Given problem: Tally the lines that include "with". Output the number only.

--- begin ---

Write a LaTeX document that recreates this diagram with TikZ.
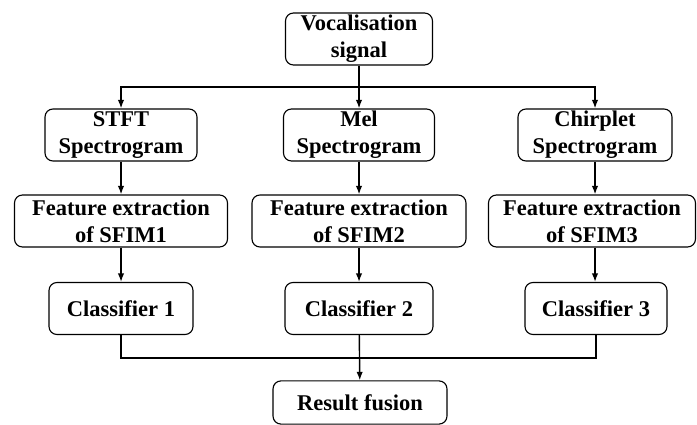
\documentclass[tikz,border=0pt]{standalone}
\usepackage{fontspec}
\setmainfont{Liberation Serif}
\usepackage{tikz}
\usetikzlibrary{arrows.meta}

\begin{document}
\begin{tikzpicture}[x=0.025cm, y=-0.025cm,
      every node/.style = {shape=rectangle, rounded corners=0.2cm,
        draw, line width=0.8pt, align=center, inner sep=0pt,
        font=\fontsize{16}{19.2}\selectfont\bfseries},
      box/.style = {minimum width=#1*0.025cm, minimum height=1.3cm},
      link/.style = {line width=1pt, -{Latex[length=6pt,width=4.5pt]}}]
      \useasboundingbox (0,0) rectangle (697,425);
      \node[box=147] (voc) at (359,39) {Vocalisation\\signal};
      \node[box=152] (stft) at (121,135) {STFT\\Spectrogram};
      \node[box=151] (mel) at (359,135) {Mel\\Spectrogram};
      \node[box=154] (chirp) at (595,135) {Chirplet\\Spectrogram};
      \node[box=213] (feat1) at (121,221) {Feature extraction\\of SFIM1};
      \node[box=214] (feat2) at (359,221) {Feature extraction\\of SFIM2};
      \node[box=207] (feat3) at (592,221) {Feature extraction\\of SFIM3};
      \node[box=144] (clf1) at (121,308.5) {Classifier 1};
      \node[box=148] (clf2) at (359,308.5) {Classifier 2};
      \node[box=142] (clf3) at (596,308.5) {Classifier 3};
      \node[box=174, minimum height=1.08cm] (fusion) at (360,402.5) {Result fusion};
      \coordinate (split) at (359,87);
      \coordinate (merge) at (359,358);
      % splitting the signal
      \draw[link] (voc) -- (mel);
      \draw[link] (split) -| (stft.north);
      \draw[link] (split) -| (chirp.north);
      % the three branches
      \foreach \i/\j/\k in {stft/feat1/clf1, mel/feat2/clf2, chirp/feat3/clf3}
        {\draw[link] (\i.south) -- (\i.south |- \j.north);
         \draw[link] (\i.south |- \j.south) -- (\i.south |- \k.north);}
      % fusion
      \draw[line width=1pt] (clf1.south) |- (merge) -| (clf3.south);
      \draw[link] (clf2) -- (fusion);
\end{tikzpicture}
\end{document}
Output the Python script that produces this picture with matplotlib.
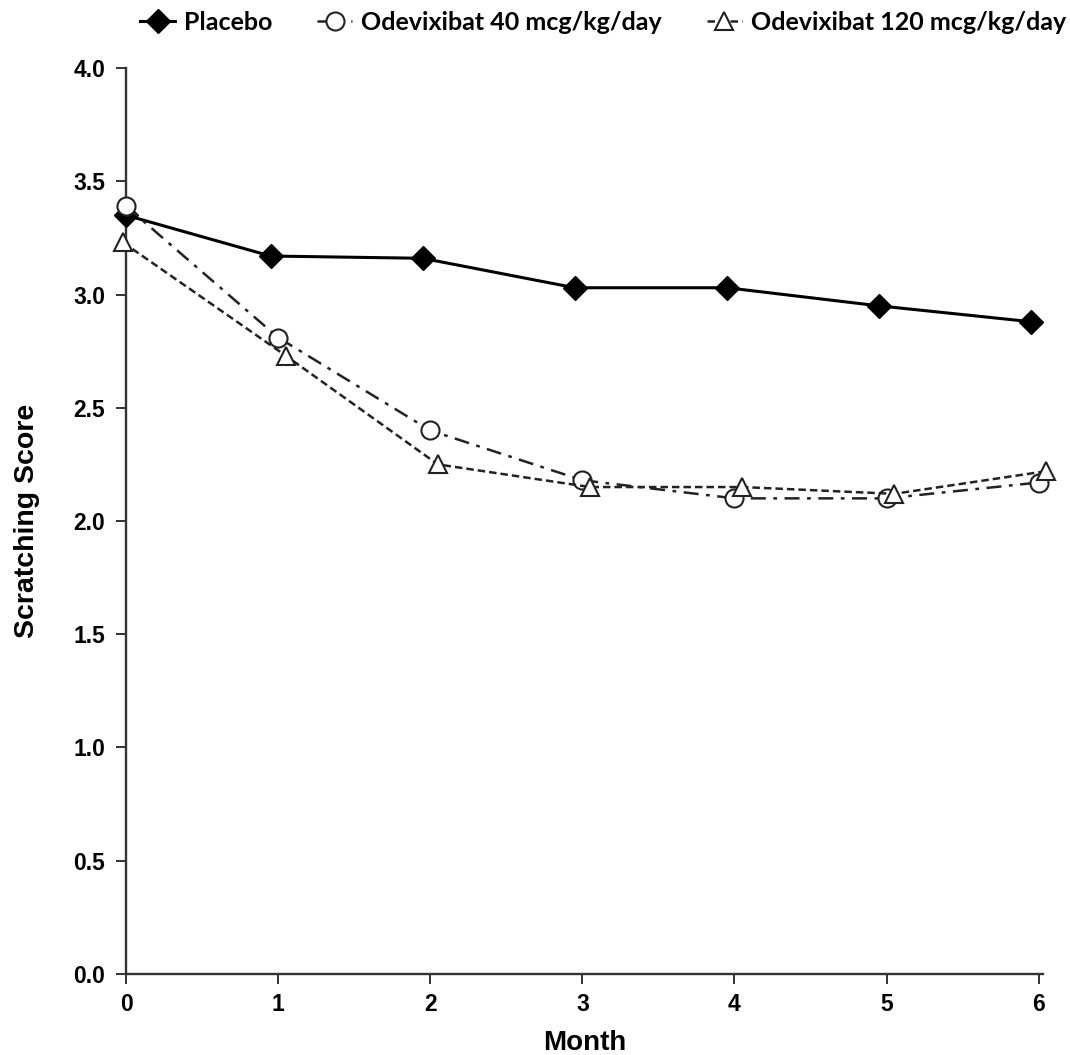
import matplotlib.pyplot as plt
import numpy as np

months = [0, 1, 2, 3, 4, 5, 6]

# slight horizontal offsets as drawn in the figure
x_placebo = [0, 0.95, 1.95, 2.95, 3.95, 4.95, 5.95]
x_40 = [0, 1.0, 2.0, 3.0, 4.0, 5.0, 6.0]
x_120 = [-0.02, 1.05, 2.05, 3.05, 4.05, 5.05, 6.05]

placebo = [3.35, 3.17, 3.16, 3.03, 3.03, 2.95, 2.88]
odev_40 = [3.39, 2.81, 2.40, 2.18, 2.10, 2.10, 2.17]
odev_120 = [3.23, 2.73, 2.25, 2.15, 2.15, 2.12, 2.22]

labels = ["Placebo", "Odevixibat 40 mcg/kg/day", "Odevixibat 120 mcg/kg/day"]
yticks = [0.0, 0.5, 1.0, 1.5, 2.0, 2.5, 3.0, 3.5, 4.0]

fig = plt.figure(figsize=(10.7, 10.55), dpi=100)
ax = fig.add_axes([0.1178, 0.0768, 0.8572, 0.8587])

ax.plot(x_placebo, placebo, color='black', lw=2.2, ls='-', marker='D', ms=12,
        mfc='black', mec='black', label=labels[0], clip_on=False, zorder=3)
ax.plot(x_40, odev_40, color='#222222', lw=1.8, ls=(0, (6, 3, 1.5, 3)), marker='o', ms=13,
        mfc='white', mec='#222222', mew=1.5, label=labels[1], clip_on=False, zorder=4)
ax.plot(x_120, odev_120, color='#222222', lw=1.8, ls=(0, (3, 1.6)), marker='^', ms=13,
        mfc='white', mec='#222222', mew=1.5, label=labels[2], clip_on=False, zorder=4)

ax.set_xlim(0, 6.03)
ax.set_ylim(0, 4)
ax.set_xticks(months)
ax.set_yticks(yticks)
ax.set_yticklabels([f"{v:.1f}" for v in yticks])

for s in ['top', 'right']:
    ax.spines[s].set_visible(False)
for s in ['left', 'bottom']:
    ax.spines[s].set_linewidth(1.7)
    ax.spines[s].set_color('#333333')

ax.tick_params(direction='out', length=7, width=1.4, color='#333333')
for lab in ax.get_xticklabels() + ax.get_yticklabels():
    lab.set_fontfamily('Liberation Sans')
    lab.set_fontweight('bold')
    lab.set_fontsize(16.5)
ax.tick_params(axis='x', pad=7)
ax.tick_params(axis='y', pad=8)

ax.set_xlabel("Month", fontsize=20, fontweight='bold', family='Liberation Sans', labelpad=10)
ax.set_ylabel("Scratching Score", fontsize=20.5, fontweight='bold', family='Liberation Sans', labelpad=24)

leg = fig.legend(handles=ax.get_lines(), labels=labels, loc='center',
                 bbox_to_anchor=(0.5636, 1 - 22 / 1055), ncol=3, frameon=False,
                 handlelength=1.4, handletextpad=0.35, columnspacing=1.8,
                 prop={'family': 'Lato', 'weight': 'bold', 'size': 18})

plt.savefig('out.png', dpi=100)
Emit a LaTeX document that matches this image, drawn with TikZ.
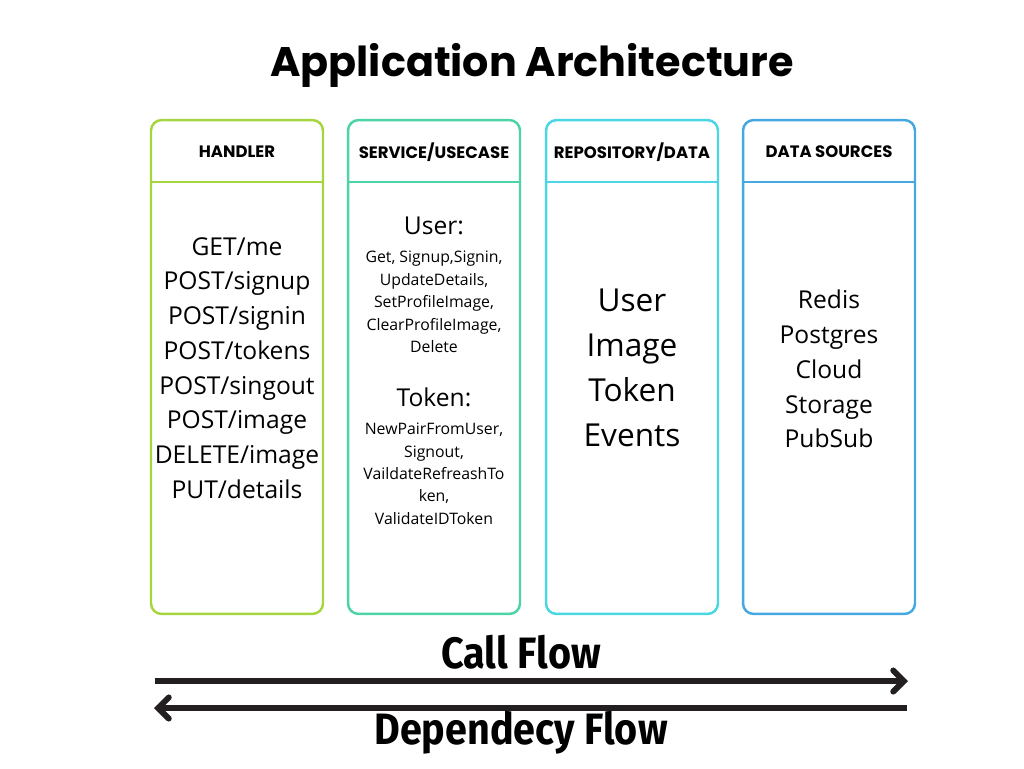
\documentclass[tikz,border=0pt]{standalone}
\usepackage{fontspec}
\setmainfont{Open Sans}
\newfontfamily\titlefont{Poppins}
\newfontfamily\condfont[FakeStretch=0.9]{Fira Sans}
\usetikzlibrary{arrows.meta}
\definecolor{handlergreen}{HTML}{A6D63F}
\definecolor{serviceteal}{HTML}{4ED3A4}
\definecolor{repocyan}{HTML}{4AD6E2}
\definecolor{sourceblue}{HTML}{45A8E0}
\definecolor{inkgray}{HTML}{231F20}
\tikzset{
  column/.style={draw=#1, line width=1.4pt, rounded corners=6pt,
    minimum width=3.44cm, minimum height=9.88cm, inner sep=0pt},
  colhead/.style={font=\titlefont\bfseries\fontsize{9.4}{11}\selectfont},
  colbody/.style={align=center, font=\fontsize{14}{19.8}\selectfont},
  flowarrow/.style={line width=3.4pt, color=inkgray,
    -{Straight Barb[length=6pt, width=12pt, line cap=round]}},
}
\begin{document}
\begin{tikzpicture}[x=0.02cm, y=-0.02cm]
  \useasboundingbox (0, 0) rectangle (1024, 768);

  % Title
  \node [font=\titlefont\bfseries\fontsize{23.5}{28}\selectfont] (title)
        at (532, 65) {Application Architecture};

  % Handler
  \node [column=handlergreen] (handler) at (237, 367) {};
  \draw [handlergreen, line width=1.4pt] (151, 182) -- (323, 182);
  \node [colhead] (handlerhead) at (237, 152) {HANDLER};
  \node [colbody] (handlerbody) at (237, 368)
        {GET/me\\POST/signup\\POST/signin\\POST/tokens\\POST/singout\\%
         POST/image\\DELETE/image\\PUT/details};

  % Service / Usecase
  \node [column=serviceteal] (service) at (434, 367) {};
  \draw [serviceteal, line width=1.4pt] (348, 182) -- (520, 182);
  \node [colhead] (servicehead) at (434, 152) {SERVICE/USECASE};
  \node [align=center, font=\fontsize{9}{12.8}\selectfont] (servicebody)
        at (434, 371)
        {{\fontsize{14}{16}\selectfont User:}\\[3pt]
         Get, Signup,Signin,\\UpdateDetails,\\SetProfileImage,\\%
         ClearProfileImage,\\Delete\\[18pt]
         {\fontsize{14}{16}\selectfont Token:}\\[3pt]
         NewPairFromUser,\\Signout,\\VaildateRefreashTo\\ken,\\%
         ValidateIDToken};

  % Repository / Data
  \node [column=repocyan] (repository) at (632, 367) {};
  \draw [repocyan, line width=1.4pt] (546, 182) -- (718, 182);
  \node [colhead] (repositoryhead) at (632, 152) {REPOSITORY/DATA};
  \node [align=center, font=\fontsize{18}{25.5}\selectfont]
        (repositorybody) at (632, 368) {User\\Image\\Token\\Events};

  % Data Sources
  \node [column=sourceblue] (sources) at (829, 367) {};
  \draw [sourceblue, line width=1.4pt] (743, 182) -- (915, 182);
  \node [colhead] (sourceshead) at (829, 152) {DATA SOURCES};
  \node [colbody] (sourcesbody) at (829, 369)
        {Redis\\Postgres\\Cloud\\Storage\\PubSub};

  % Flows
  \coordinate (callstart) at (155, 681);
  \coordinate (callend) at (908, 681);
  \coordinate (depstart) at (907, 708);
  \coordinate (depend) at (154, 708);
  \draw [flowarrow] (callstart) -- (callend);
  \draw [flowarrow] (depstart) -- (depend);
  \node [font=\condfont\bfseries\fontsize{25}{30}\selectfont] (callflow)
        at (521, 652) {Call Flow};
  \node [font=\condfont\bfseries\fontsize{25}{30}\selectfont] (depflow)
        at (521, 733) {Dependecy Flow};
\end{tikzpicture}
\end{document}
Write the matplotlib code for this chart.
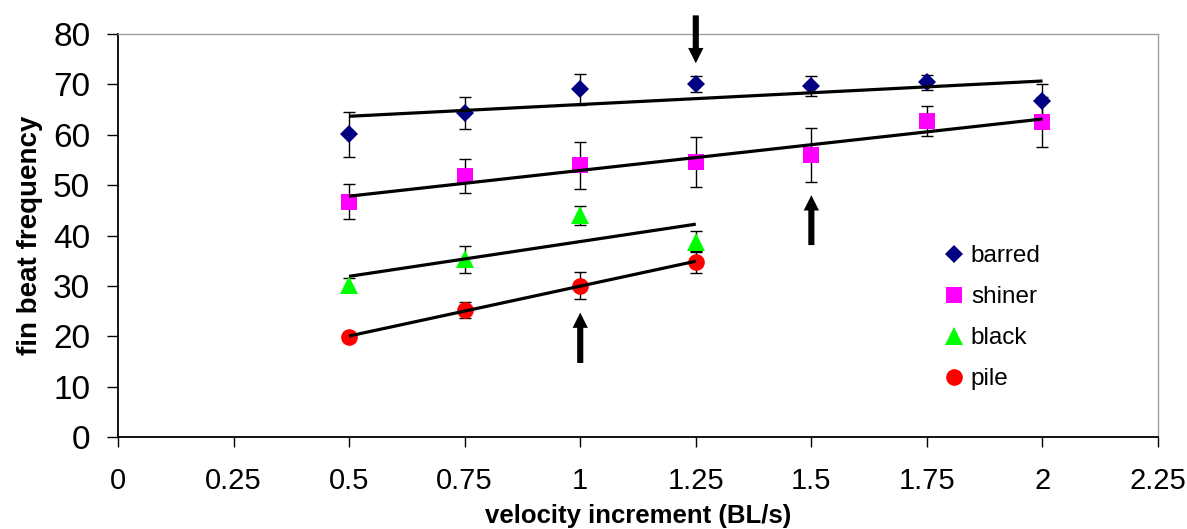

--- end ---

The answer: 3